### Exercise brief
From the entries below, gather each line containing the word "chart".
** BEGIN Data excerpts **
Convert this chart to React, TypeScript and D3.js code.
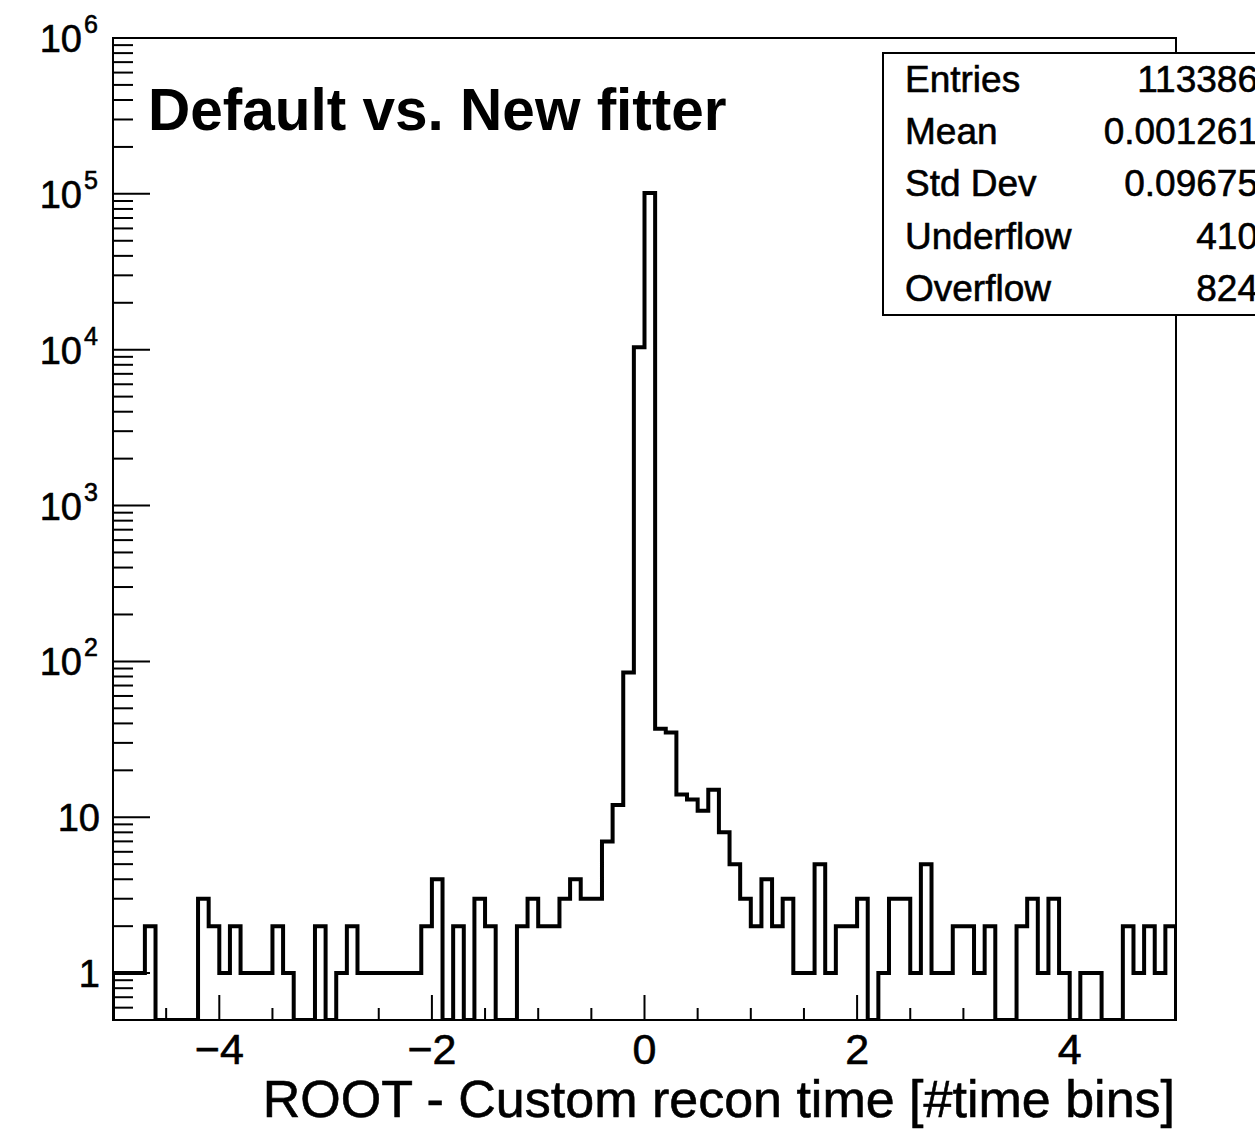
import React from "react";
import * as d3 from "d3";

// ---- data ----
const xMin = -5;
const xMax = 5;
const binWidth = 0.1;
const counts: number[] = [
  1, 1, 1, 2, 0, 0, 0, 0, 3, 2,
  1, 2, 1, 1, 1, 2, 1, 0, 0, 2,
  0, 1, 2, 1, 1, 1, 1, 1, 1, 2,
  4, 0, 2, 0, 3, 2, 0, 0, 2, 3,
  2, 2, 3, 4, 3, 3, 7, 12, 85, 10350,
  101400, 37, 35, 14, 13, 11, 15, 8, 5, 3,
  2, 4, 2, 3, 1, 1, 5, 1, 2, 2,
  3, 0, 1, 3, 3, 1, 5, 1, 1, 2,
  2, 1, 2, 0, 0, 2, 3, 1, 3, 1,
  0, 1, 1, 0, 0, 2, 1, 2, 1, 2,
];
const yMin = 0.5;
const yMax = 1e6;
const yMajorTicks = [1, 10, 100, 1e3, 1e4, 1e5, 1e6];
const xMajorTicks = [-4, -2, 0, 2, 4];
const xMinorStep = 0.5;
const statNames = ["Entries", "Mean", "Std Dev", "Underflow", "Overflow"];
const statValues = ["113386", "0.001261", "0.09675", "410", "824"];
const titleText = "Default vs. New fitter";
const xTitle = "ROOT - Custom recon time [#time bins]";

const FONT = "'Liberation Sans', Arial, Helvetica, sans-serif";

export default function App() {
  const W = 1255;
  const H = 1129;
  const left = 113;
  const right = 1176;
  const top = 38;
  const bottom = 1020;

  const x = d3.scaleLinear().domain([xMin, xMax]).range([left, right]);
  const y = d3.scaleLog().domain([yMin, yMax]).range([bottom, top]);
  const yv = (v: number) => y(Math.max(v, yMin));

  // histogram step path
  let path = `M${x(xMin)},${yv(0)}`;
  counts.forEach((c, i) => {
    const x0 = x(xMin + i * binWidth);
    const x1 = x(xMin + (i + 1) * binWidth);
    path += `L${x0},${yv(c)}L${x1},${yv(c)}`;
  });
  path += `L${x(xMax)},${yv(0)}`;

  // y minor ticks
  const yMinor: number[] = [];
  for (let e = -1; e < 6; e++) {
    for (let m = 2; m <= 9; m++) {
      const v = m * Math.pow(10, e);
      if (v >= yMin && v <= yMax && !yMajorTicks.includes(v)) yMinor.push(v);
    }
  }
  const xMinor = d3
    .range(xMin, xMax + 1e-9, xMinorStep)
    .filter((v) => !xMajorTicks.some((t) => Math.abs(t - v) < 1e-9));

  const txt = { stroke: "#000", strokeWidth: 0.6 };

  return (
    <svg
      width={W}
      height={H}
      style={{ position: "absolute", left: 0, top: 0, background: "#fff" }}
      fontFamily={FONT}
    >
      <rect x={0} y={0} width={W} height={H} fill="#fff" />
      <defs>
        <clipPath id="plotclip">
          <rect x={left} y={top} width={right - left} height={bottom - top + 1} />
        </clipPath>
      </defs>

      {/* histogram */}
      <path
        d={path}
        fill="none"
        stroke="#000"
        strokeWidth={4}
        strokeLinejoin="miter"
        clipPath="url(#plotclip)"
      />

      {/* frame */}
      <rect
        x={left}
        y={top}
        width={right - left}
        height={bottom - top}
        fill="none"
        stroke="#000"
        strokeWidth={2}
      />

      {/* y ticks */}
      {yMajorTicks.map((v) => (
        <line key={"ym" + v} x1={left} x2={left + 37} y1={y(v)} y2={y(v)} stroke="#000" strokeWidth={2} />
      ))}
      {yMinor.map((v) => (
        <line key={"yn" + v} x1={left} x2={left + 20} y1={y(v)} y2={y(v)} stroke="#000" strokeWidth={2} />
      ))}

      {/* y labels */}
      {yMajorTicks.map((v) => {
        const ty = y(v);
        const e = Math.round(Math.log10(v));
        if (e === 0)
          return (
            <text key={"yl" + v} x={100} y={ty + 14} fontSize={38} textAnchor="end" {...txt}>1</text>
          );
        if (e === 1)
          return (
            <text key={"yl" + v} x={100} y={ty + 14} fontSize={38} textAnchor="end" {...txt}>10</text>
          );
        return (
          <g key={"yl" + v}>
            <text x={82} y={ty + 14} fontSize={38} textAnchor="end" {...txt}>10</text>
            <text x={84} y={ty - 5} fontSize={25} textAnchor="start" {...txt}>{e}</text>
          </g>
        );
      })}

      {/* x ticks */}
      {xMajorTicks.map((v) => (
        <line key={"xm" + v} x1={x(v)} x2={x(v)} y1={bottom} y2={bottom - 25} stroke="#000" strokeWidth={2} />
      ))}
      {xMinor.map((v) => (
        <line key={"xn" + v} x1={x(v)} x2={x(v)} y1={bottom} y2={bottom - 12} stroke="#000" strokeWidth={2} />
      ))}
      {xMajorTicks.map((v) => (
        <text key={"xl" + v} x={x(v)} y={1064} fontSize={43} textAnchor="middle" {...txt}>
          {v < 0 ? "\u2212" + Math.abs(v) : String(v)}
        </text>
      ))}

      {/* axis title */}
      <text x={1175} y={1117} fontSize={52} textAnchor="end" {...txt}>{xTitle}</text>

      {/* title */}
      <text x={148} y={130} fontSize={58.5} fontWeight="bold">{titleText}</text>

      {/* stats box */}
      <rect x={883} y={53} width={420} height={262} fill="#fff" stroke="#000" strokeWidth={2} />
      {statNames.map((n, i) => (
        <g key={n}>
          <text x={905} y={92 + i * 52.2} fontSize={37} {...txt}>{n}</text>
          <text x={1258} y={92 + i * 52.2} fontSize={37} textAnchor="end" {...txt}>{statValues[i]}</text>
        </g>
      ))}
    </svg>
  );
}
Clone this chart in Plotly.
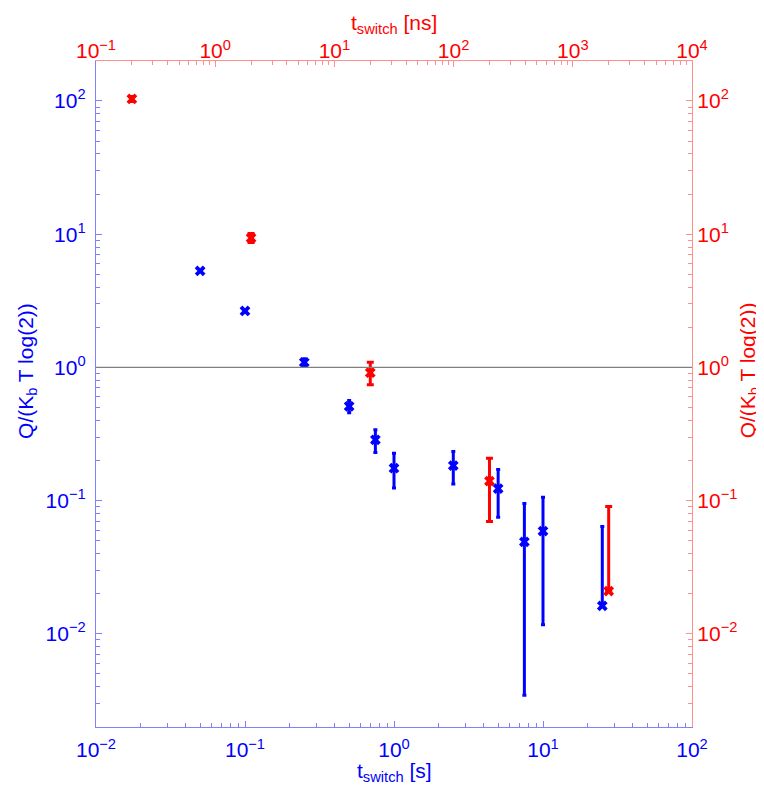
** END Data excerpts **
### Solved exercise
Convert this chart to React, TypeScript and D3.js code.
Clone this chart in Plotly.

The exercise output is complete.